We camped at a campground just outside of Custer, South Dakota, called Big Pine. The place is well named as it has zillions of Ponderosa Pine trees on all its sixteen acres. (I accidentally backed my car into one of the trees, with no damage to either of us.) The area around Custer is within the Black Hills National Park, within which are located a couple of State Parks.

Two different themes made this journey so profound. The first involved the July 4th Holiday, feelings of patriotism and national pride. The second theme was intensely spiritual.

Two events made the first experience profound for me.

The first occurred as we approached the Custer State Park. Beth and I decided to drive the wildlife trail in the park so Eleanor could see wild animals living where they belong, not in captivity.

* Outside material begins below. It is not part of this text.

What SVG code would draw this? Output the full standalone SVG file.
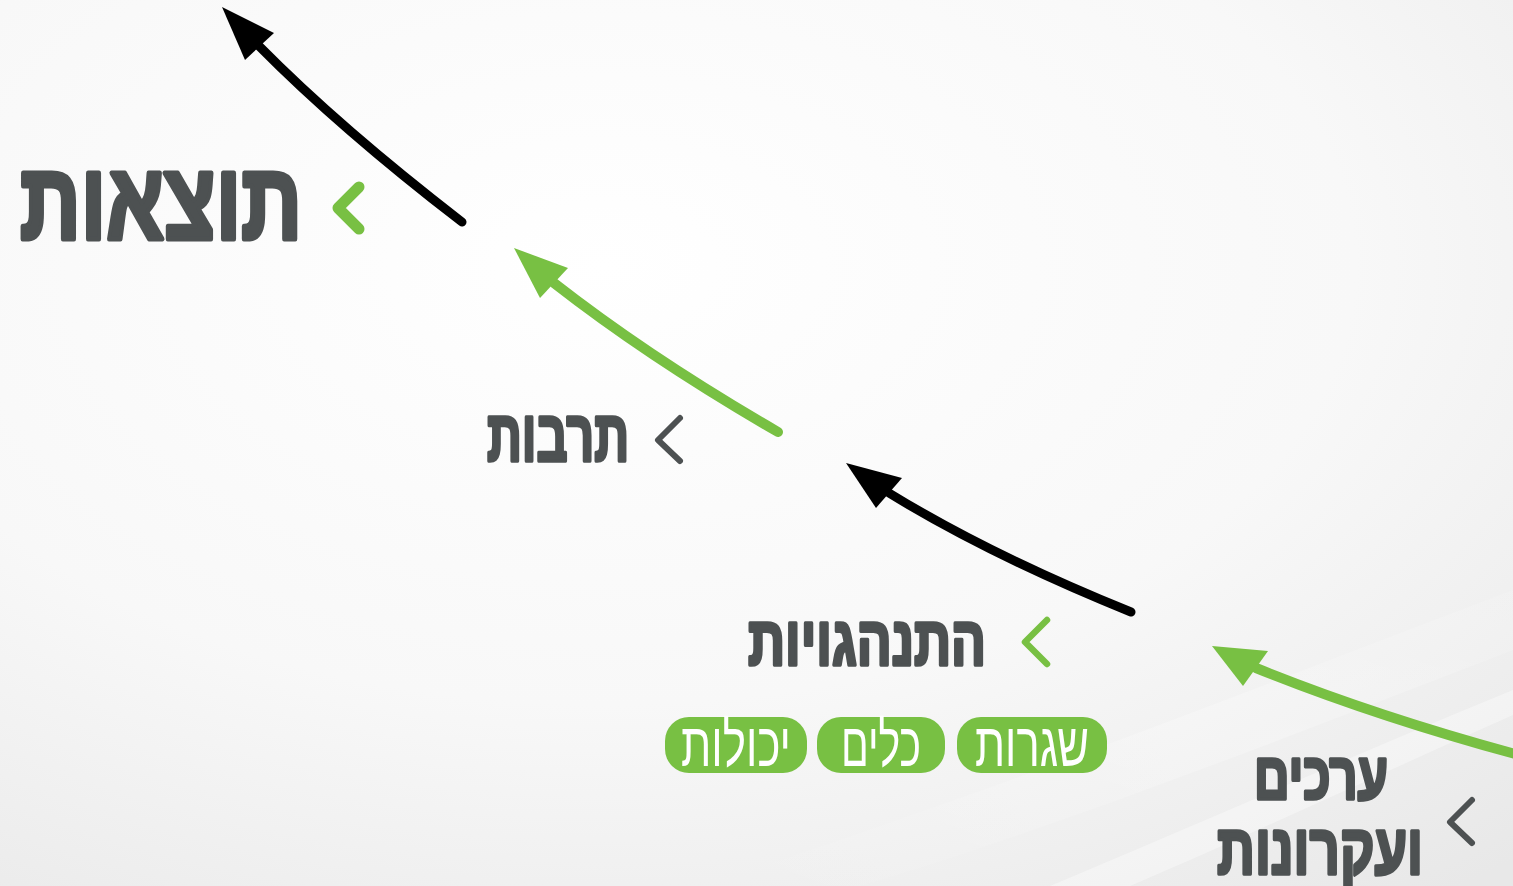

We drove my car, which has Vietnam Vet license plates, so anyone can tell from a distance that I am a VV. As we approached the gated entrance to the Park, a Volunteer State Ranger walked over. I expected her to ask for the entrance fee, but instead, looked through the open door window and asked if I am a Vietnam Veteran. I replied that I am. She reached for my hand, shook it, and said, “Welcome home.” No one had ever said that to me before, and my original return home was somewhat unpleasant, so I was mildly shocked. She explained that she was an Army Surgical Nurse in Vietnam and was proud to welcome fellow Vietnam Vets to the State Park. Her husband is also a VV and he too would be pleased to shake my hand. I met up with him the next day and we extended each other a friendly greeting.

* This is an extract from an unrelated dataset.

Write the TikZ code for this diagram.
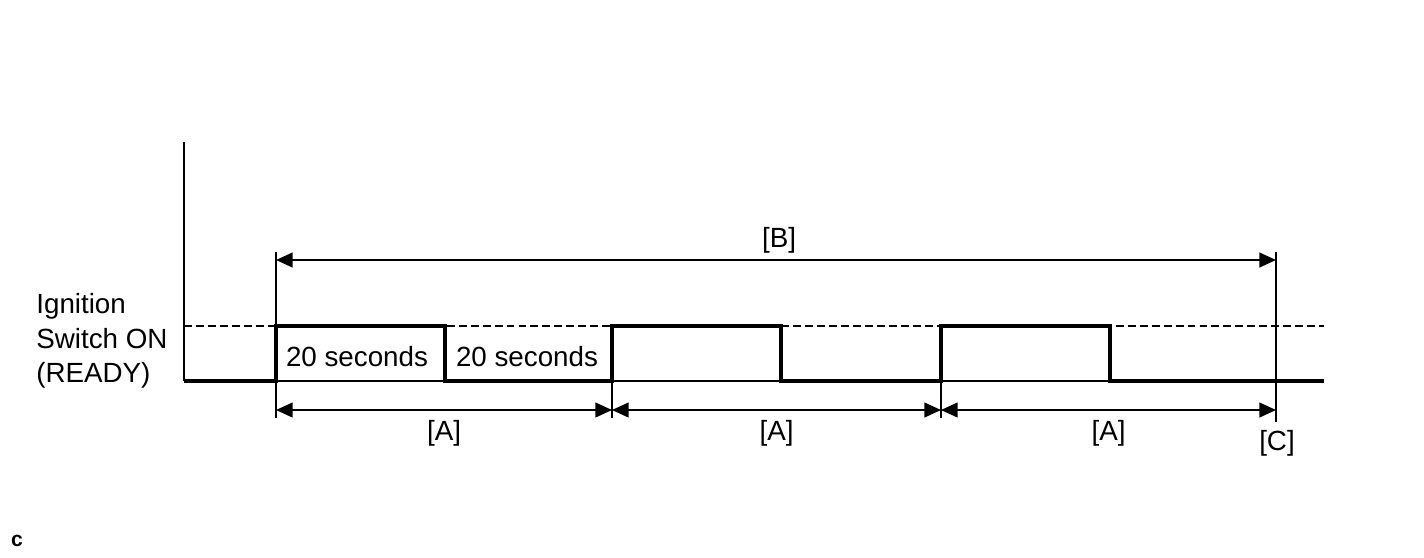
\documentclass[tikz,border=0pt]{standalone}
\usepackage{fontspec}
\setmainfont{Liberation Sans}
\usetikzlibrary{arrows.meta,calc}

\begin{document}
\begin{tikzpicture}[x=0.02cm, y=-0.02cm,
    every node/.style={font=\fontsize{15.8}{19.6}\selectfont, inner sep=0pt},
    thinline/.style={line width=0.7pt},
    sigline/.style={line width=1.8pt, line join=miter},
    dimline/.style={line width=0.8pt,
      {Triangle[length=9.5pt,width=8.5pt]}-{Triangle[length=9.5pt,width=8.5pt]}}]
    \useasboundingbox (0,0) rectangle (1424,558);

    % 纵轴
    \draw[thinline] (184,142) -- (184,381);

    % 低电平基线和高电平虚线
    \draw[thinline] (184,381) -- (1324,381);
    \draw[thinline, dash pattern=on 4.5pt off 2.3pt] (184,326) -- (1324,326);

    % 点火开关信号
    \draw[sigline] (184,381) -- (276,381) -- (276,326) -- (445,326) -- (445,381)
        -- (612,381) -- (612,326) -- (781,326) -- (781,381)
        -- (941,381) -- (941,326) -- (1110,326) -- (1110,381) -- (1324,381);

    % 尺寸界线
    \draw[thinline] (276,252) -- (276,418);
    \foreach \x in {612,941}
        \draw[thinline] (\x,381) -- (\x,418);
    \draw[thinline] (1276,252) -- (1276,422);

    % 标注端点
    \coordinate (b0) at (276,260);
    \coordinate (b1) at (1276,260);
    \foreach \x [count=\i from 0] in {276,612,941,1276}
        \coordinate (a\i) at (\x,410);

    % [B] 总时间
    \draw[dimline] (b0) -- (b1);
    \node (lblB) at (779,240) {[B]};

    % [A] 周期
    \foreach \i/\j in {0/1,1/2,2/3} {
        \draw[dimline] (a\i) -- (a\j);
        \node (lblA\i) at ($(a\i)!0.5!(a\j)+(0,23)$) {[A]};
    }
    \node (lblC) at (1277,443) {[C]};

    % 时间标记
    \node (sec1) at (357,357) {20 seconds};
    \node (sec2) at (527,357) {20 seconds};

    % 信号名称
    \node[align=left, anchor=west] (ign) at (36,341) {Ignition\\Switch ON\\(READY)};

    % 角标
    \node[font=\fontsize{12}{14}\selectfont\bfseries] (corner) at (17,541) {c};
\end{tikzpicture}
\end{document}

My point here is that she was genuinely proud to greet VVs as we entered the Park!

The next episode occurred at a tee-shirt shop. I collect tee shirts wherever I go. Beth pointed out a tee shirt and old-time photo shop where the proprietor gives a 10% discounts to Vets, provided they can prove their status. I can and did, and as the proprietor and I talked about our experiences (something I rarely do, even with Beth) he whispered to his sales assistant to give us a very hefty discount; as we had purchased several tee shirts and an old time family photo.

These two events told me that people in the Black Hills take patriotism and Military service very seriously. For the first time in years, I felt proud to have served in the Army. I remembered, for a moment, the pride I felt in wearing the uniform and awards, both earned those many years ago.

Our selected president so easily takes the pride our current service men and women have for granted. He is so undeserving!

The second theme was the sudden realization of the intense spirituality that lives in the Black Hills. Most of you may know that I have been struggling with my own personal spirituality for some time. Having said that, I felt a profound spiritual presence there. So much so that I had decided that I would not, could not take a stone or a piece of wood as a souvenir, as I would anywhere else. I felt that if I took something away, I would be desecrating the spirits of the Hills. The place felt alive in a way that I have never before experienced.

Two evenings before we left, I felt the need to sketch some of the trees that surrounded our tent site. I drew a few of the more interesting trees. As I walked around looking for a new subject, I suddenly tore out the drawing I had just completed and stuffed it in a crevice between two agate outcroppings near our tent.

The next day, a small branch of one of the trees had broken off and fallen next to our tent. I thought about the branch all night and came away feeling that this was a gift from the spirits. If I did not take it, I would be insulting them and this I did not want to do. I will make several wands with the wood that I brought home.